Both boundary lines count: repeat, exactly and alone, the lines from the one containing "Convert this chart to matplotlib code." to the one containing "HEXSTAR = (6, 1, 0)", with pictures left out.

───── Listed entries

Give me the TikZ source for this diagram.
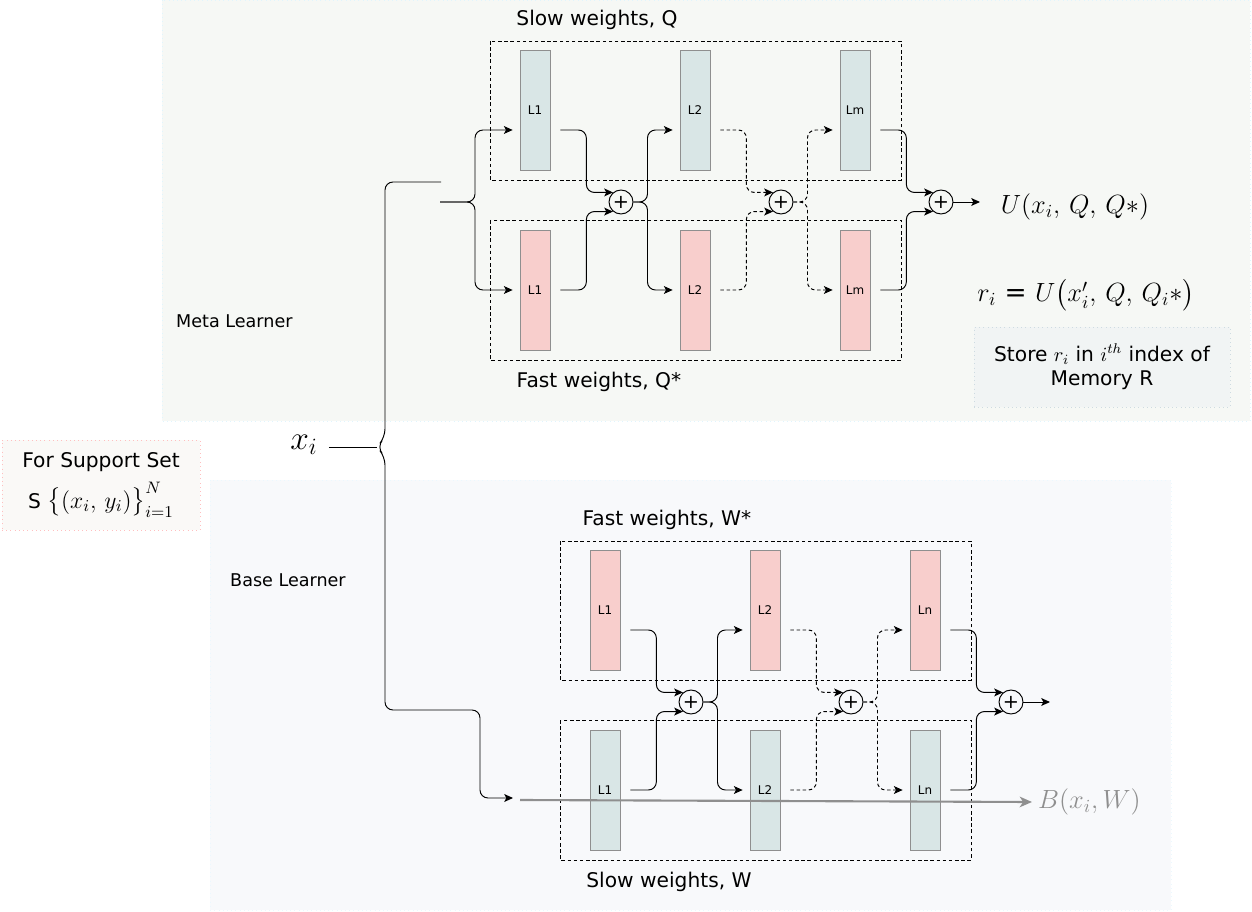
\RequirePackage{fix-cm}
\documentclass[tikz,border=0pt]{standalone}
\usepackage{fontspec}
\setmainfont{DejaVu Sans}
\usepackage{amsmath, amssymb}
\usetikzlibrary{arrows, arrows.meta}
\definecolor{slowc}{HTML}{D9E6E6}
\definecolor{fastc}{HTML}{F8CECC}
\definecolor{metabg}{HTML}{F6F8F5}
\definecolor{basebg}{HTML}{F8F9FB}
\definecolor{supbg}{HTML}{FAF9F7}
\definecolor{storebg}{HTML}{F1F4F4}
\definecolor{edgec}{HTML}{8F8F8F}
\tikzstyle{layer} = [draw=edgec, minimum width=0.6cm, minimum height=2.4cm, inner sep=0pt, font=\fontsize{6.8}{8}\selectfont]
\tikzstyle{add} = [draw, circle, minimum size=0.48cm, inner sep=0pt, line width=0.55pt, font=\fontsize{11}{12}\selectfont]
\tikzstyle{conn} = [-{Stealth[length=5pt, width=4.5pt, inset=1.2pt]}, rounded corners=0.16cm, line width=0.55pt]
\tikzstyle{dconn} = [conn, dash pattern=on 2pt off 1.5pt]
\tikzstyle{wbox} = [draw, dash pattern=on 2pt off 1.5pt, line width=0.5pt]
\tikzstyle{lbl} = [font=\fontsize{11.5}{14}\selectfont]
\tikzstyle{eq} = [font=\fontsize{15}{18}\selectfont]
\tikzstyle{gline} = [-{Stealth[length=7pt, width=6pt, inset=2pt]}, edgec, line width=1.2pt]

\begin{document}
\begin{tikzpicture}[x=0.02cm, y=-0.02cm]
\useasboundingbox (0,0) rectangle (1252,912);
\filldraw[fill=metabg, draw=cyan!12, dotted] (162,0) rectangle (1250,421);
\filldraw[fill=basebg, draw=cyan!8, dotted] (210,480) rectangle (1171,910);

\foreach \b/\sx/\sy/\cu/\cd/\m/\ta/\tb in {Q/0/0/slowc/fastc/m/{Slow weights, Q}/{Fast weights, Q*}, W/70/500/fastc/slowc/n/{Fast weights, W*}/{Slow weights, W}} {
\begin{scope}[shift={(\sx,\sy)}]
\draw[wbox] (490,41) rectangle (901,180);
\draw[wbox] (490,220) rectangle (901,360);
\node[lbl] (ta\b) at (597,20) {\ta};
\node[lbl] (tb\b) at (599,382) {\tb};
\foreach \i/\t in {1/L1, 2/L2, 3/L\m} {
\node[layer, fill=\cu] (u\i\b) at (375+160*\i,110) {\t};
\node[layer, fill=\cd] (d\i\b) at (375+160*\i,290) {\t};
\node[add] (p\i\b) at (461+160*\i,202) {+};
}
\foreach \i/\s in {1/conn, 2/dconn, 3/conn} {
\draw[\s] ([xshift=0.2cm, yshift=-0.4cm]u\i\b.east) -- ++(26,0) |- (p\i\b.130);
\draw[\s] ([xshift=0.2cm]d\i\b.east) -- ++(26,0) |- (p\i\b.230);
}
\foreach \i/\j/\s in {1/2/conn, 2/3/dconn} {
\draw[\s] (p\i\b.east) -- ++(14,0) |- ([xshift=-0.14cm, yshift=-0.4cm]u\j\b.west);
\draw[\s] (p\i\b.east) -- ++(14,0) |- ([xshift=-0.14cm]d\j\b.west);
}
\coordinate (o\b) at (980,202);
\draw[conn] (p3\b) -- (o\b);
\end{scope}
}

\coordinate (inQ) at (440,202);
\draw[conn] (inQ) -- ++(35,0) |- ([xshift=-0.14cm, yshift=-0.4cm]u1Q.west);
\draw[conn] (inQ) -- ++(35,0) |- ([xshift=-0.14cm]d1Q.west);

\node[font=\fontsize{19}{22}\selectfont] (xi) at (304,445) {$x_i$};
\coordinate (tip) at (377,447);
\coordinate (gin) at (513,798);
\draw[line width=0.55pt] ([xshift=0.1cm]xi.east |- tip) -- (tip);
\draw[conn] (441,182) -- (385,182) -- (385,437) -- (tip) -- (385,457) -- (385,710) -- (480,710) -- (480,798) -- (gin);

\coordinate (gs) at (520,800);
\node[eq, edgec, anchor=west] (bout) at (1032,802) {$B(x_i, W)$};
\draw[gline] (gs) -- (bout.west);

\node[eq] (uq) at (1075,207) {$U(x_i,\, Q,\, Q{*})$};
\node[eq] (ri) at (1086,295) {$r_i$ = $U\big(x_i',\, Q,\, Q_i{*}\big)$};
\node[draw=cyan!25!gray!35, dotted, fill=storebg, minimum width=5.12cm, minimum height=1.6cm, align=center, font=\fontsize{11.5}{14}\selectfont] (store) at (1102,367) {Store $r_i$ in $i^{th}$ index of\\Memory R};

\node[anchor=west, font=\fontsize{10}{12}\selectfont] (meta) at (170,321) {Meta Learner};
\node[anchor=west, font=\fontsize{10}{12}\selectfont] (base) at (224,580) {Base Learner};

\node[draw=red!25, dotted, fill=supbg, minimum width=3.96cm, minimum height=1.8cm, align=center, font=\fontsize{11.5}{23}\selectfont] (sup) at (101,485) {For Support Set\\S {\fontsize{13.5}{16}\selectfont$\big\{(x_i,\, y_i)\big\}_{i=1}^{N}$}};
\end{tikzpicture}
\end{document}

──────────
───── Listed entries

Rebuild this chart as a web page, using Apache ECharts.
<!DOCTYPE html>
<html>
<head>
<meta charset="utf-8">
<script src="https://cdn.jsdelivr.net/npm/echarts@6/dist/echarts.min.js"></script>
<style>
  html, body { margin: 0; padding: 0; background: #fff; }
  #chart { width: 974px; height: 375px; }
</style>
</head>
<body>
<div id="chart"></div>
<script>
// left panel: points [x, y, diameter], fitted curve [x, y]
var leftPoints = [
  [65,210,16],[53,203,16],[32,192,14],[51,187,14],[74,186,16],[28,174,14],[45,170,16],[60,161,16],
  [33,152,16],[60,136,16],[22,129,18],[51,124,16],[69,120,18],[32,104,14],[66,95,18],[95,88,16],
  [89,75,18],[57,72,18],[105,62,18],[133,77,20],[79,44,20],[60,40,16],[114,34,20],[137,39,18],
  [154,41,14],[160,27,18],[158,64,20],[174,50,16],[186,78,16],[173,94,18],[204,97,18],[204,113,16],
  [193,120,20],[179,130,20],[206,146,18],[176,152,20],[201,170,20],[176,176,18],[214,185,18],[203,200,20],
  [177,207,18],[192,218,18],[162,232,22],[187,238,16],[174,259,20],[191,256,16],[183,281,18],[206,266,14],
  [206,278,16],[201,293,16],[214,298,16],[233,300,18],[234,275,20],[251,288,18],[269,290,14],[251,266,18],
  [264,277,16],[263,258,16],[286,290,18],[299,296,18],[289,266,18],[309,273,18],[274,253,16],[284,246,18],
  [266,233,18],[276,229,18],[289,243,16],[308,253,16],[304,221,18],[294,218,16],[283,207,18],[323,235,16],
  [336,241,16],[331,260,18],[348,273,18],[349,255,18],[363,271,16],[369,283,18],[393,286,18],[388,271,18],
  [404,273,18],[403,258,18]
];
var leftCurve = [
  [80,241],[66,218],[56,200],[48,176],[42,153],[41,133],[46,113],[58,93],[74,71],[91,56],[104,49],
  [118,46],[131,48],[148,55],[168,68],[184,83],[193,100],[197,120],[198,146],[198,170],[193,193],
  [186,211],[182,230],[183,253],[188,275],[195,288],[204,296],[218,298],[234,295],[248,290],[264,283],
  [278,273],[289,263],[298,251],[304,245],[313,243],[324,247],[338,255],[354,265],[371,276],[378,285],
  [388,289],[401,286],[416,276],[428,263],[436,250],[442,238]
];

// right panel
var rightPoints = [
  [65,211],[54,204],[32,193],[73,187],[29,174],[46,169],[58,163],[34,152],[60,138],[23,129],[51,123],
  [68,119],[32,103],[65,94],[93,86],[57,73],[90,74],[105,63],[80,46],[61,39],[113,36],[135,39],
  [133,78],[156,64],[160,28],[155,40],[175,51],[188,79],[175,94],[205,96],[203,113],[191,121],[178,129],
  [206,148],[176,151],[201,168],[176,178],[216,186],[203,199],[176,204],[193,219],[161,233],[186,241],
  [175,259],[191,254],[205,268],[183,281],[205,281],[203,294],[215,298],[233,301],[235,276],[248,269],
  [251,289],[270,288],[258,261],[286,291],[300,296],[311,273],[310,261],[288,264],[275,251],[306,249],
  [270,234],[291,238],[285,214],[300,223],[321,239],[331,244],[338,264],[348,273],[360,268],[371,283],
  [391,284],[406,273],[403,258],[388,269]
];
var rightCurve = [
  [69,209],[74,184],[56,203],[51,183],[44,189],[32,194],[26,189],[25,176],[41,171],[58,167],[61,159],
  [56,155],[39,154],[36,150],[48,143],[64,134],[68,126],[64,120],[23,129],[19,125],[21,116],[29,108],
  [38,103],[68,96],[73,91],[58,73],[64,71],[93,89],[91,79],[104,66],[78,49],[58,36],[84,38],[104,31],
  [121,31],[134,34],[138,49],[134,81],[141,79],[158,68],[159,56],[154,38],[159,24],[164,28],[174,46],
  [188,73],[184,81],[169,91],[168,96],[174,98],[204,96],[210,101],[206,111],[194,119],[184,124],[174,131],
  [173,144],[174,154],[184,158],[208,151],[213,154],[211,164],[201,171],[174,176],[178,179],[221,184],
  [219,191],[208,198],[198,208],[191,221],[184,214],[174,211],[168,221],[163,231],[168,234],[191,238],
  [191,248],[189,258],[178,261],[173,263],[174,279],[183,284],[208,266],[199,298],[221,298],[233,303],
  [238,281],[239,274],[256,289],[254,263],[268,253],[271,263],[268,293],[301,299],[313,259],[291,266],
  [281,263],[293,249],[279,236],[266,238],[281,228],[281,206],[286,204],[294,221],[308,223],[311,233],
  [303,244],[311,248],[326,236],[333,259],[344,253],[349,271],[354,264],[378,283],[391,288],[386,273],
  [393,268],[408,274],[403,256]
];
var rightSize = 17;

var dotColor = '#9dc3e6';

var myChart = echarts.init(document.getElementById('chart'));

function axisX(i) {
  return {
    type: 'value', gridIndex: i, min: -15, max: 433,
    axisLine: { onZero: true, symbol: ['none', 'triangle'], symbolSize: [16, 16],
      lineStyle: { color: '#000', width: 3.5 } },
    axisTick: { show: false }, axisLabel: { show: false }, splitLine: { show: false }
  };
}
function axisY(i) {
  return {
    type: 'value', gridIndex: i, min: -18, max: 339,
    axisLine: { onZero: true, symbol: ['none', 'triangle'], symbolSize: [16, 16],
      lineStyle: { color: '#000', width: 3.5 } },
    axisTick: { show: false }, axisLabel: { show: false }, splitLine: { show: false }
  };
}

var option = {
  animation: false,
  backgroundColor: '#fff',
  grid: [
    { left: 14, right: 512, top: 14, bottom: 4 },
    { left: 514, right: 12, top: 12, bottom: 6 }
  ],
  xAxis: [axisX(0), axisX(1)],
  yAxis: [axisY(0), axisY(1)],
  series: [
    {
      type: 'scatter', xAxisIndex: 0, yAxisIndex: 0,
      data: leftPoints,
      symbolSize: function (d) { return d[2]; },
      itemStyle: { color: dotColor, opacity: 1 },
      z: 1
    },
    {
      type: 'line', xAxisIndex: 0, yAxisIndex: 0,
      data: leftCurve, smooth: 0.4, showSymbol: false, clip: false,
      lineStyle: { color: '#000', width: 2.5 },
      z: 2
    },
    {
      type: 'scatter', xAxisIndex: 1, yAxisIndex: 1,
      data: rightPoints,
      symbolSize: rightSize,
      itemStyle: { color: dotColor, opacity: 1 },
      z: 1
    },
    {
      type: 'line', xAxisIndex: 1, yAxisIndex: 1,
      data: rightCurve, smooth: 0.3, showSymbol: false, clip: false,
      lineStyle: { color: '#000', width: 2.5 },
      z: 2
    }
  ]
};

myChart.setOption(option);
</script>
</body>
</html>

──────────
───── Listed entries

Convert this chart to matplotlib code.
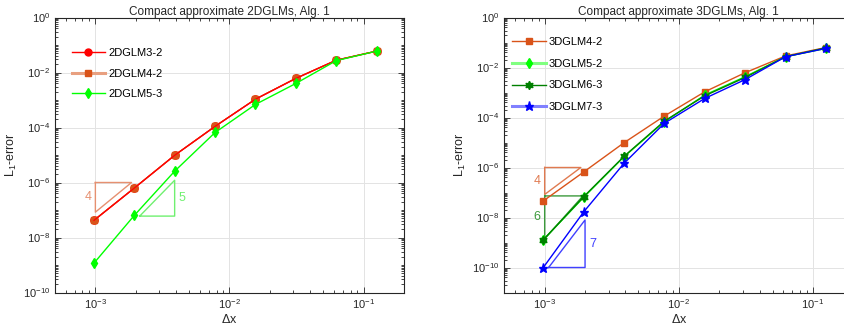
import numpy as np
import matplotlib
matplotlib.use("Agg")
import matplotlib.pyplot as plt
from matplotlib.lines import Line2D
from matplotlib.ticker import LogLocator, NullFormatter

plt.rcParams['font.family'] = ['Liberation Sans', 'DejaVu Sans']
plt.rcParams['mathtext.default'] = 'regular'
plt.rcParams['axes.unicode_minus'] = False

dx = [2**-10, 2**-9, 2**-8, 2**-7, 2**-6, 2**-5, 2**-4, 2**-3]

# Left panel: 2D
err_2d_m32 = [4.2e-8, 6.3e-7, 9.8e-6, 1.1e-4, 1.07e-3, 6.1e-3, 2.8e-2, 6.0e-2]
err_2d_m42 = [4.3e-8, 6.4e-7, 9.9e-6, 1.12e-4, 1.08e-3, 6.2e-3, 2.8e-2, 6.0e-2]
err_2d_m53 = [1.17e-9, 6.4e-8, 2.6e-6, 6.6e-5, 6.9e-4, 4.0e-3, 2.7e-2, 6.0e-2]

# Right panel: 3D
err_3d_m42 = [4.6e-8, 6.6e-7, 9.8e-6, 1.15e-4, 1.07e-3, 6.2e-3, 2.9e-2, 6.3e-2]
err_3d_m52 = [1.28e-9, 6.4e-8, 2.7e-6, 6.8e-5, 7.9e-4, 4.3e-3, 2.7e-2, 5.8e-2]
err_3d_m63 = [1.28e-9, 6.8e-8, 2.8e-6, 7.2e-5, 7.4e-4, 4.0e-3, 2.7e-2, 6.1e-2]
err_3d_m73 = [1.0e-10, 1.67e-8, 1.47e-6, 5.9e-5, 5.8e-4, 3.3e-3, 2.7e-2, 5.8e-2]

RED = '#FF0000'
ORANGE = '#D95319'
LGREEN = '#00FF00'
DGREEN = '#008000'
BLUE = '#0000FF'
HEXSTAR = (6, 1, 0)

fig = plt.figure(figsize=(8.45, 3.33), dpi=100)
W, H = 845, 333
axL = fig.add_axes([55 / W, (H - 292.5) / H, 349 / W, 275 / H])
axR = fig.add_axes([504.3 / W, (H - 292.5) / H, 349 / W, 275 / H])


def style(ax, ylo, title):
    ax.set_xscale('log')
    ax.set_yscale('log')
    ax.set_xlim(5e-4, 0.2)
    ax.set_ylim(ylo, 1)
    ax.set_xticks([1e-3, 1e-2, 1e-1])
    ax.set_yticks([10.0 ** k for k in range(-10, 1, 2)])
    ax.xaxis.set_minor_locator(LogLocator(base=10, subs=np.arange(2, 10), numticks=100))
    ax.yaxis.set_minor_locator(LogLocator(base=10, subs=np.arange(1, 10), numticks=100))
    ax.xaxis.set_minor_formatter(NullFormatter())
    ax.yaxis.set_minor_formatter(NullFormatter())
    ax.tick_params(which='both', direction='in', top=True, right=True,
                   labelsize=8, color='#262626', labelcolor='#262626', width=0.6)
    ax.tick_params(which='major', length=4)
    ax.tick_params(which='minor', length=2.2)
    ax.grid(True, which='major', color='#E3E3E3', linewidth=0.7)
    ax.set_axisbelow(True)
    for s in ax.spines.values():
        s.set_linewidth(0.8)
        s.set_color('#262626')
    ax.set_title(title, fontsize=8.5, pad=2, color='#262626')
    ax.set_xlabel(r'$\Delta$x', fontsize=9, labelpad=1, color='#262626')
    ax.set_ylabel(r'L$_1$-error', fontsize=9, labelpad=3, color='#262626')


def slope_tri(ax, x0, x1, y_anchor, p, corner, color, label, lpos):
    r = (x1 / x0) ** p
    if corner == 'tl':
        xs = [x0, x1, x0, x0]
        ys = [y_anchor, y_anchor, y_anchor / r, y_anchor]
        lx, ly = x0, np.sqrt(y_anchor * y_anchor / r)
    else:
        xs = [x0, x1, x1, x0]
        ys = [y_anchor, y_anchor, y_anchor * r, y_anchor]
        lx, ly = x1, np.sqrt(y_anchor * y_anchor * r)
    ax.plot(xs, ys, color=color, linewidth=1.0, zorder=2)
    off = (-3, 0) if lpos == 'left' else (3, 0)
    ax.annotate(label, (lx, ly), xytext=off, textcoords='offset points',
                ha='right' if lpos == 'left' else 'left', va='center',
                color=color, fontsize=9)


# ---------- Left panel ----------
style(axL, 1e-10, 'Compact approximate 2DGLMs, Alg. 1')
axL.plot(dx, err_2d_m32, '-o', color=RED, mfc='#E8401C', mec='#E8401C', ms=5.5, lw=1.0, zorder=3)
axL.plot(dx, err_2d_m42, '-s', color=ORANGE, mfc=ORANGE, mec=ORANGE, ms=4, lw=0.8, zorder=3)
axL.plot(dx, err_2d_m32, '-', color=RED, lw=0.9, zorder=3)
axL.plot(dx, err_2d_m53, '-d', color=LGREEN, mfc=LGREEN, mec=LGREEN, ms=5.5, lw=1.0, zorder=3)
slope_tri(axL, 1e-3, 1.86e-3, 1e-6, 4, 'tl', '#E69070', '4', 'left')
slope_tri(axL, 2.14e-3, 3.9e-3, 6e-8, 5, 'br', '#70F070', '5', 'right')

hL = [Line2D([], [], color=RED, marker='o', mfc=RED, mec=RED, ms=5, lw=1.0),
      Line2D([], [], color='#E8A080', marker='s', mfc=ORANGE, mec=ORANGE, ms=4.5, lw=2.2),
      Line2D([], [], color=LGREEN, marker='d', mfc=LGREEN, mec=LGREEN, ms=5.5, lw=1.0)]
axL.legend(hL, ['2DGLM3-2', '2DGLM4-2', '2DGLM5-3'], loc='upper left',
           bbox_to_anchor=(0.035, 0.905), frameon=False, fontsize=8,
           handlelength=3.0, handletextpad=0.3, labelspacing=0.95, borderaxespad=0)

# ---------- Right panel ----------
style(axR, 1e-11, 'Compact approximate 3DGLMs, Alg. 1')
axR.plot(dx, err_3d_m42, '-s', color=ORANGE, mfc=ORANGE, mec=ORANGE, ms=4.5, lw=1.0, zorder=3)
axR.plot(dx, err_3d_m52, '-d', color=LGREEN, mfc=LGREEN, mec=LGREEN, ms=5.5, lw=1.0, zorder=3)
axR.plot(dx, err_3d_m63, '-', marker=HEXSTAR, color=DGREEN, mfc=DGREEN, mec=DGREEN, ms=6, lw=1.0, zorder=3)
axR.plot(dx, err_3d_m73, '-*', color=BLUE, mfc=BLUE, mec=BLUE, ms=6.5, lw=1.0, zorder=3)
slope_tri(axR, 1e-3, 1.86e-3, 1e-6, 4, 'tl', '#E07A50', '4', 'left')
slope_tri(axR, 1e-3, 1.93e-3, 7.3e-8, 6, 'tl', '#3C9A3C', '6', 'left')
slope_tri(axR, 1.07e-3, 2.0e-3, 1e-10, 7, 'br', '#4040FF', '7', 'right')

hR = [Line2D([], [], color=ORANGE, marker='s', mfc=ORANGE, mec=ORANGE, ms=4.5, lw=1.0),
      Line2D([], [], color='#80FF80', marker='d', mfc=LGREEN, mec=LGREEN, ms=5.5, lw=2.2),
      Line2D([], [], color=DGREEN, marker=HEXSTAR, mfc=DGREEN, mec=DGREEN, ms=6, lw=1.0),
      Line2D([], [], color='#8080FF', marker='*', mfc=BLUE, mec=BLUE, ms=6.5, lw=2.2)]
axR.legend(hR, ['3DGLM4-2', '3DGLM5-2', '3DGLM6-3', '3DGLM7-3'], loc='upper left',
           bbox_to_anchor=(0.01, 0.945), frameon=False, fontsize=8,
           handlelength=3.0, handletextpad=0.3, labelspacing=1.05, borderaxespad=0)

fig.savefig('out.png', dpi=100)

──────────

* [Answer]
Convert this chart to matplotlib code.
import numpy as np
import matplotlib
matplotlib.use("Agg")
import matplotlib.pyplot as plt
from matplotlib.lines import Line2D
from matplotlib.ticker import LogLocator, NullFormatter

plt.rcParams['font.family'] = ['Liberation Sans', 'DejaVu Sans']
plt.rcParams['mathtext.default'] = 'regular'
plt.rcParams['axes.unicode_minus'] = False

dx = [2**-10, 2**-9, 2**-8, 2**-7, 2**-6, 2**-5, 2**-4, 2**-3]

# Left panel: 2D
err_2d_m32 = [4.2e-8, 6.3e-7, 9.8e-6, 1.1e-4, 1.07e-3, 6.1e-3, 2.8e-2, 6.0e-2]
err_2d_m42 = [4.3e-8, 6.4e-7, 9.9e-6, 1.12e-4, 1.08e-3, 6.2e-3, 2.8e-2, 6.0e-2]
err_2d_m53 = [1.17e-9, 6.4e-8, 2.6e-6, 6.6e-5, 6.9e-4, 4.0e-3, 2.7e-2, 6.0e-2]

# Right panel: 3D
err_3d_m42 = [4.6e-8, 6.6e-7, 9.8e-6, 1.15e-4, 1.07e-3, 6.2e-3, 2.9e-2, 6.3e-2]
err_3d_m52 = [1.28e-9, 6.4e-8, 2.7e-6, 6.8e-5, 7.9e-4, 4.3e-3, 2.7e-2, 5.8e-2]
err_3d_m63 = [1.28e-9, 6.8e-8, 2.8e-6, 7.2e-5, 7.4e-4, 4.0e-3, 2.7e-2, 6.1e-2]
err_3d_m73 = [1.0e-10, 1.67e-8, 1.47e-6, 5.9e-5, 5.8e-4, 3.3e-3, 2.7e-2, 5.8e-2]

RED = '#FF0000'
ORANGE = '#D95319'
LGREEN = '#00FF00'
DGREEN = '#008000'
BLUE = '#0000FF'
HEXSTAR = (6, 1, 0)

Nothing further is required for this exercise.